Taking Back Their Neighborhoods

Judy McGovern sees the new dorm as an opportunity to “reclaim” neighborhoods for “year-round residents.” In her dream scenario, the U of M would provide the funding to buy up houses and get them out of the hands of its students. Then the neighborhoods would be rezoned to keep them permanently student-free. We can’t wait until she tries to suggest this plan, under which the university would be paying to negate the easing of the student housing crunch caused by the dorms it’s also paying for, to Mary Sue Coleman.

18 Responses to “Taking Back Their Neighborhoods”


  1. Taking that many students off the market would help the costs, a bit but there is another dynamic at work. Housing prices are high here because people will pay that. Why sell a house to someone for less when you can get someone else to pay more for it?

    Not to mention, no matter how much they try there is always going to be a group of students that want to live in an apartment rather than the dorms.
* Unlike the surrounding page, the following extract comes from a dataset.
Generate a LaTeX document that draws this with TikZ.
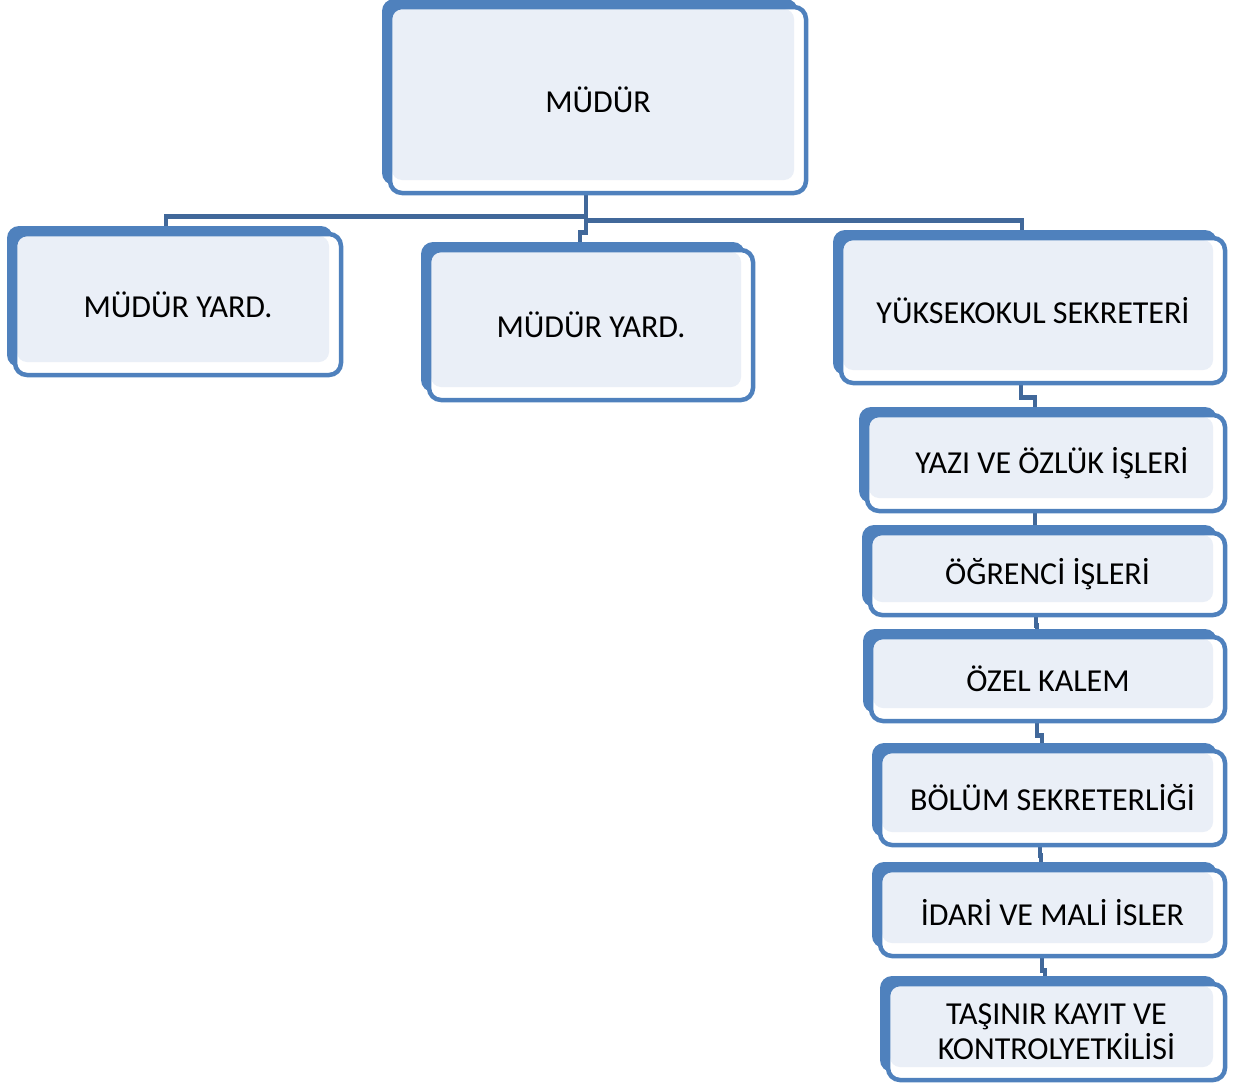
\documentclass[tikz,border=0pt]{standalone}
\usepackage{fontspec}
\setmainfont{Carlito}
\usetikzlibrary{shadows,backgrounds}
\definecolor{boxblue}{HTML}{4F81BD}
\definecolor{boxfill}{HTML}{EAEFF7}
\definecolor{linkblue}{HTML}{41689A}
\tikzset{unitbox/.style={rectangle,rounded corners=12pt,draw=boxblue,line width=4.5pt,fill=white,
    general shadow={fill=boxblue,shadow xshift=-8pt,shadow yshift=8pt},
    path picture={\fill[boxfill,rounded corners=10pt] ([shift={(2pt,-2pt)}]path picture bounding box.north west) rectangle ([shift={(-12pt,13pt)}]path picture bounding box.south east);},
    align=center,inner sep=0pt,font=\fontsize{32}{35}\selectfont},
  link/.style={draw=linkblue,line width=4.5pt}}
\begin{document}
\begin{tikzpicture}[x=1pt,y=-1pt]
    \useasboundingbox (0,0) rectangle (1245,1084);
    \node[unitbox,minimum width=416pt,minimum height=186pt] (mudur) at (598,100) {MÜDÜR};
    \node[unitbox,minimum width=326pt,minimum height=141pt] (yard1) at (178,304.5) {MÜDÜR YARD.};
    \node[unitbox,minimum width=324pt,minimum height=150pt] (yard2) at (591,325) {MÜDÜR YARD.};
    \node[unitbox,minimum width=384pt,minimum height=145pt] (ysek) at (1033,310.5) {YÜKSEKOKUL SEKRETERİ};
    \node[unitbox,minimum width=358pt,minimum height=96pt] (yazi) at (1046,463) {\hspace{12pt}YAZI VE ÖZLÜK İŞLERİ};
    \node[unitbox,minimum width=355pt,minimum height=82pt] (ogr) at (1047.5,574) {ÖĞRENCİ İŞLERİ};
    \node[unitbox,minimum width=354pt,minimum height=84pt] (ozel) at (1048,679) {ÖZEL KALEM};
    \node[unitbox,minimum width=345pt,minimum height=94pt] (bolum) at (1052.5,798) {BÖLÜM SEKRETERLİĞİ};
    \node[unitbox,minimum width=345pt,minimum height=86pt] (idari) at (1052.5,913) {İDARİ VE MALİ İSLER};
    \node[unitbox,minimum width=337pt,minimum height=96pt] (tasinir) at (1056.5,1032) {TAŞINIR KAYIT VE\\KONTROLYETKİLİSİ};

    \begin{scope}[on background layer]
    \draw[link] ([xshift=-12pt]mudur.south) -- ++(0,21) -| ([xshift=-12pt]yard1.north);
    \draw[link] ([xshift=-12pt]mudur.south) -- ++(0,25) -| ([xshift=-11pt]ysek.north);
    \draw[link] ([xshift=-12pt]mudur.south) -- ++(0,37) -| ([xshift=-11pt]yard2.north);
    \draw[link] ([xshift=-12pt]ysek.south) -- ++(0,12) -| ([xshift=-11pt]yazi.north);
    \draw[link] ([xshift=-11pt]yazi.south) -- ++(0,8) -| ([xshift=-12.5pt]ogr.north);
    \draw[link] ([xshift=-11.5pt]ogr.south) -- ++(0,8) -| ([xshift=-11pt]ozel.north);
    \draw[link] ([xshift=-11pt]ozel.south) -- ++(0,12) -| ([xshift=-10.5pt]bolum.north);
    \draw[link] ([xshift=-12.5pt]bolum.south) -- ++(0,8) -| ([xshift=-11.5pt]idari.north);
    \draw[link] ([xshift=-10.5pt]idari.south) -- ++(0,12) -| ([xshift=-11.5pt]tasinir.north);
    \end{scope}
\end{tikzpicture}
\end{document}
  2. I think this is a pretty rotten idea. I mean, I’m all for taking pressure off of the housing market, but talking about *regulating* students out of the neighborhood is unfortunate. This is just reinforcing the students-as-second-class-citizens view.


  3. Given that UofM is Ann Arbor’s biggest landlord, removing more student housing from the surrounding neighborhoods allows UofM to charge more for its housing.


  4. Judy McGovern can’t write worth a shit.


  5. Judy McGovern can’t write worth a shit.


  6. Certainly McGovern is right in implicitly arguing that the invisible hand of the housing market has failed miserably in Ann Arbor. The idea that a realignment of student housing presents an opportunity for action on controlling the market isn’t too nutty, either.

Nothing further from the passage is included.